Sullivan then asked Gleeson to address the defense’s motion for the judge himself to withdraw from the case–on the basis that, as Flynn’s attorneys have repeatedly argued, Sullivan is engaged in a politically-motivated witch hunt with no precedent in the United States.

“I can’t believe some of the things I’m hearing,” Gleeson said in response to the withdrawal argument. “Of course it’s the case that this court would never accept a guilty plea from someone who claims that he’s innocent. Of course that’s the case. That’s not what’s happened here. What’s happened here is this defendant knowingly and voluntarily–and in the face of evidence that proves his guilt every which way–pled [sic] guilty not once but twice.”

“People can’t plead guilty and then show up for sentencing–as this defendant did on December 18, 2018–and see how the wind is blowing,” Gleeson said–in reference to Flynn’s previous guilty pleas and later efforts to withdraw those pleas after a disputed cooperation agreement with the government eventually went awry.

“Not for nothing,” Gleeson continued. “I’m from Brooklyn, not for nothing, but this crime was committed in the West Wing.”

The former judge went on to lambaste the defendant’s apparent “change of heart,” arguing that Flynn’s efforts to skirt responsibility for his prior admissions and allocution statement were simply the product of gauging Sullivan’s own temperature in regard to the case during that memorable 2018 sentencing hearing.

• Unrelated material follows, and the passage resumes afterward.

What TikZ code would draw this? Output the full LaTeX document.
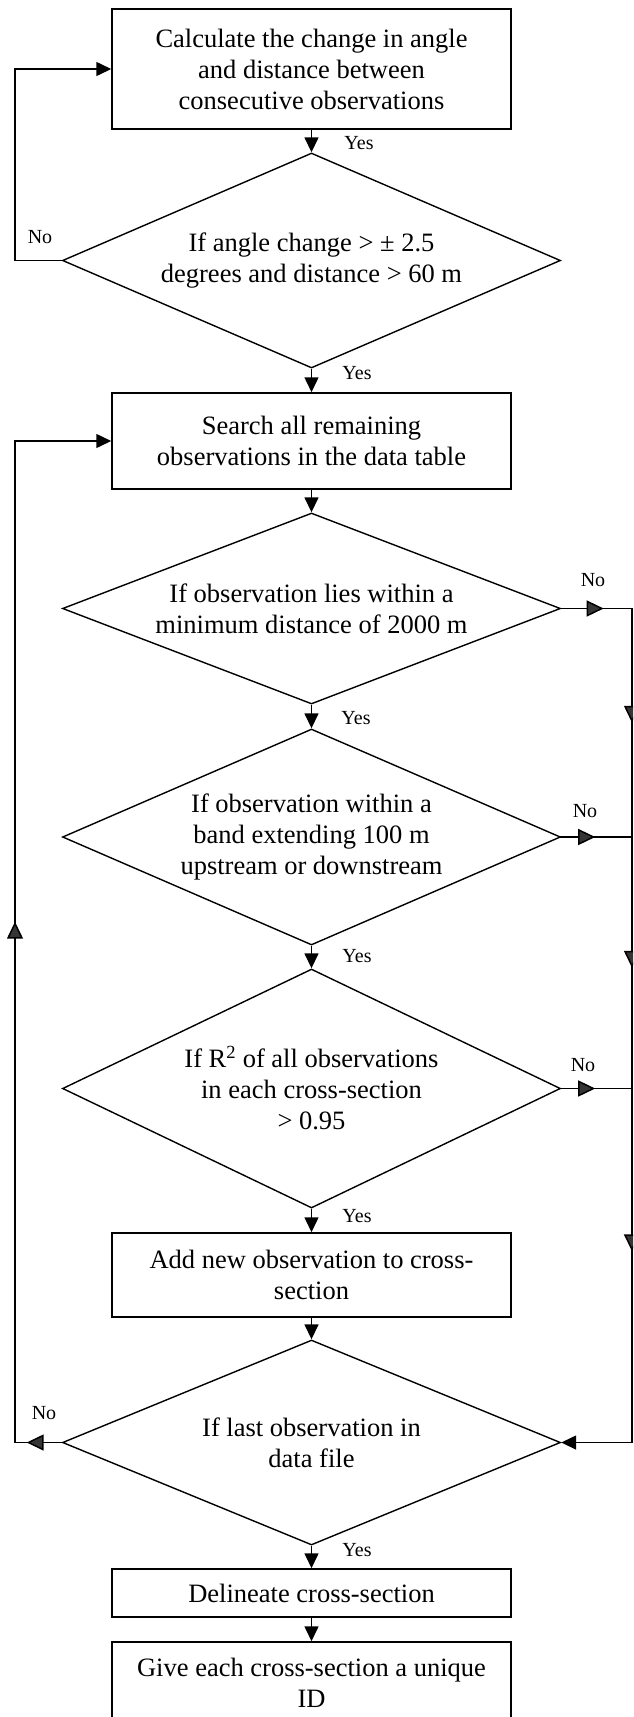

The man who secured the conviction of John Gotti and who also prosecuted infamous “Wolf of Wall Street” day trader Jordan Belfort also reserved a substantial amount of ire for the DOJ lawyers on the opposite side of the digital bench on Tuesday.

“The government lawyers just have their law wrong,” Gleeson said–disputing their interpretation of D.C. Circuit case law. “I mean this in the kindest possible way, but they sound like bad defense lawyers.”

“The contortions the government has engaged in to contradict its own findings are not pretty,” Gleeson offered at one point—saying that Sullivan has never overseen a case where the government has so thoroughly backtracked after nearly securing a conviction and positing that they would never offer such a favorable view of a criminal defendant in any other case not including Michael Flynn.

The former judge went on to say that the DOJ’s legal theories “have been adopted just to help this one defendant” and he argued that the government “would laugh at” similar requests to dismiss from other criminal defendants.

“You know and I know that they’ll oppose them elsewhere,” Gleeson said of the position the government has taken.

Gleeson asked DOJ lawyers Kenneth Kohl and Hashim Mooppan twice if anyone can take back their guilty plea after they realize sentencing isn’t going to go their way–and if the government will support such requests. The DOJ did not respond to those questions.

“Does the government really think it couldn’t win [their] case?” Gleeson asked out loud. “Of course it doesn’t.”

The former prosecutor also accused U.S. Attorney John Durham, Barr’s handpicked investigator of all things Russia probe, of laundering pro-Flynn “tidbits” via his “weird investigation” so that they eventually “pop up” as supplemental filings on the Flynn docket.

“It’s sad. It’s ridiculous and it’s sad because it’s our justice department, too,” Gleeson said.

“There’s no overstating how damaging it is to the court, to the judiciary of which this court is a part, and to the department itself–to create a new set of rules that only apply to Michael Flynn and will never apply to anyone else,” he added later on.